-- OBJECTIVE --
Reproduce, character for character, the lines below from the first through the one with "v in values]". Leave pictures out.

-- MATERIAL --
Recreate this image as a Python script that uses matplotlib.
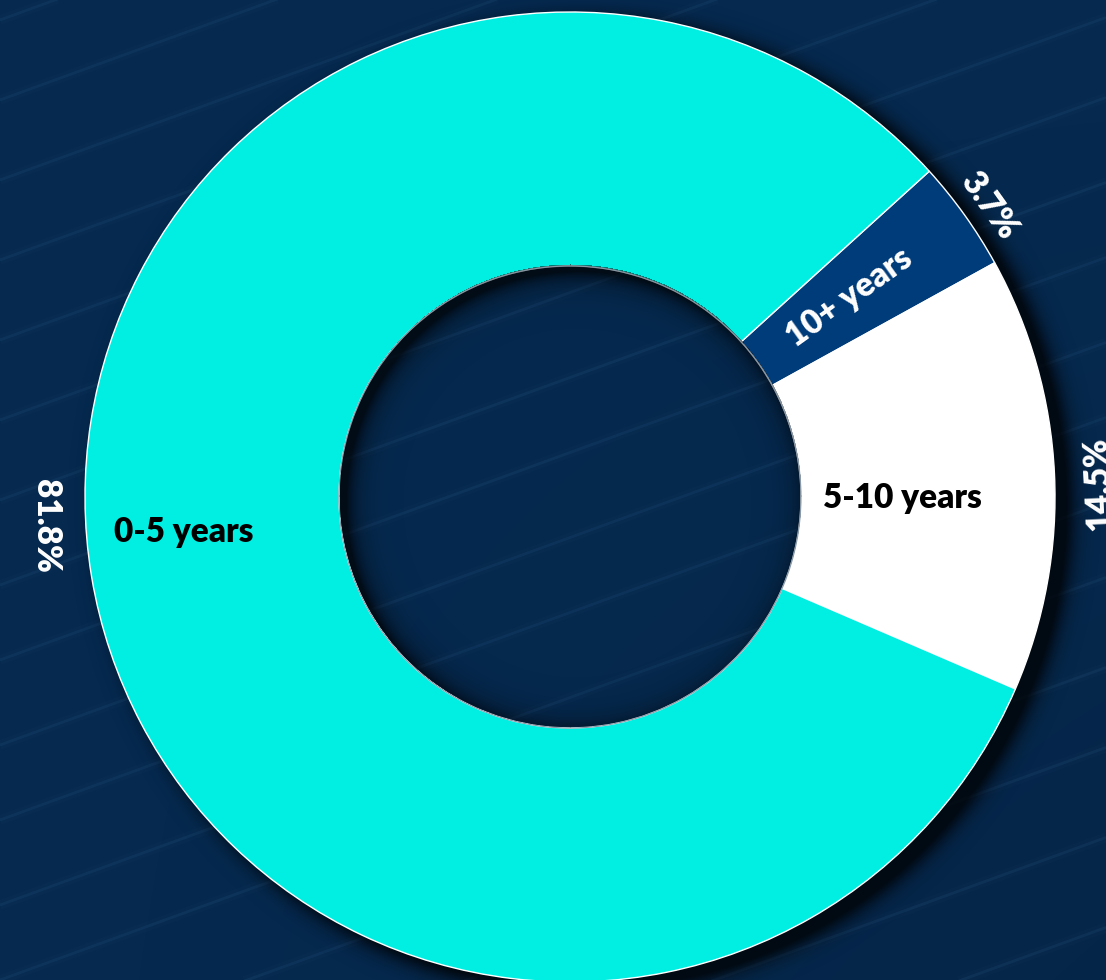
import numpy as np
import matplotlib
matplotlib.use("Agg")
import matplotlib.pyplot as plt

# ---- data ----
categories = ["10+ years", "5-10 years", "0-5 years"]
values = [3.7, 14.5, 81.8]
pct_labels = [f"{v}%" for v in values]

# ---- style ----
W, H = 1106, 980
CX, CY = 570, 980 - 497
R_OUT, R_IN = 485, 231
START = 42.2
colors = ["#003B7A", "#FFFFFF", "#00EFE2"]
text_colors = ["white", "black", "black"]
BG = "#062A50"
FONT = ["Lato", "DejaVu Sans"]

fig = plt.figure(figsize=(W / 100, H / 100), dpi=100)
ax = fig.add_axes([0, 0, 1, 1])

# background with subtle gradient
yy, xx = np.mgrid[0:H, 0:W]
base = np.array([6, 42, 80]) / 255.0
shade = 1.0 - 0.10 * (xx / W) * (1 - yy / H)
bg = base[None, None, :] * shade[..., None]
ax.imshow(bg, extent=(0, W, 0, H), origin="lower", zorder=0, interpolation="bilinear")

# diagonal faint stripes
slope = np.tan(np.radians(20))
xs = np.array([0, W])
offsets = [-520, -430, -350, -260, -170, -90, 0, 75, 160, 235, 320, 395, 480, 560, 640, 720, 800, 880, 960]
for b in offsets:
    ys = b + slope * xs
    ax.plot(xs, ys, color="#3a6a95", lw=7, alpha=0.04, zorder=1, solid_capstyle="butt")
    ax.plot(xs, ys, color="#3f74a3", lw=2, alpha=0.12, zorder=1, solid_capstyle="butt")

# outer drop shadow (not inside the hole)
dist_c = np.hypot(xx - CX, yy - CY)
d = np.hypot(xx - (CX + 14), yy - (CY - 10)) - (R_OUT - 4)
alpha = 0.75 * np.exp(-(np.clip(d, 0, None) / 12.0) ** 1.5)
alpha = np.where(dist_c <= R_IN + 2, 0.0, alpha)
sh = np.zeros((H, W, 4))
sh[..., 3] = alpha
ax.imshow(sh, extent=(0, W, 0, H), origin="lower", zorder=2, interpolation="bilinear")

# donut
wedges, _ = ax.pie(values, startangle=START, counterclock=False, colors=colors,
                   radius=R_OUT, center=(CX, CY), frame=True,
                   wedgeprops=dict(width=R_OUT - R_IN, edgecolor="white", linewidth=1.0))
for w in wedges:
    w.set_zorder(3)
ax.set_xlim(0, W)
ax.set_ylim(0, H)
ax.axis("off")

# inner shadow in the hole
ds = R_IN - np.hypot(xx - (CX + 7), yy - (CY - 7))
ia = np.where(ds < 0, 0.7, 0.7 * np.exp(-np.clip(ds, 0, None) / 11.0))
ia = np.where(dist_c <= R_IN, ia, 0.0)
ish = np.zeros((H, W, 4))
ish[..., 3] = ia
ax.imshow(ish, extent=(0, W, 0, H), origin="lower", zorder=4, interpolation="bilinear")
hole = plt.Circle((CX, CY), R_IN, fill=False, edgecolor="#8a9aa8", lw=0.8, zorder=5)
ax.add_patch(hole)

# angles
cum = np.cumsum([0] + values)
mids = [START - 360 * (cum[i] + cum[i + 1]) / 200 for i in range(len(values))]

# category labels: (radius, angle offset, rotation)
cat_pos = [(343, 0.0, "radial"), (332, -3.0, 0.0), (388, -4.2, 0.0)]
for i, (lab, (r, off, rot)) in enumerate(zip(categories, cat_pos)):
    a = np.radians(mids[i] + off)
    rr = mids[i] if rot == "radial" else rot
    ax.text(CX + r * np.cos(a), CY + r * np.sin(a), lab, color=text_colors[i],
            fontsize=24, fontweight="heavy", family=FONT, ha="center", va="center",
            rotation=rr, rotation_mode="anchor", zorder=6)

# percentage labels: (radius, angle offset, rotation)
pct_pos = [(511, -0.7, mids[0] - 90), (528, -1.3, mids[1] + 90), (525, -6.3, -90)]
for i, (lab, (r, off, rot)) in enumerate(zip(pct_labels, pct_pos)):
    a = np.radians(mids[i] + off)
    ax.text(CX + r * np.cos(a), CY + r * np.sin(a), lab, color="white",
            fontsize=24, fontweight="heavy", family=FONT, ha="center", va="center",
            rotation=rot, rotation_mode="anchor", zorder=6)

fig.savefig("out.png", dpi=100, facecolor=BG)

-- REPLY TO THE TASK --
Recreate this image as a Python script that uses matplotlib.
import numpy as np
import matplotlib
matplotlib.use("Agg")
import matplotlib.pyplot as plt

# ---- data ----
categories = ["10+ years", "5-10 years", "0-5 years"]
values = [3.7, 14.5, 81.8]
pct_labels = [f"{v}%" for v in values]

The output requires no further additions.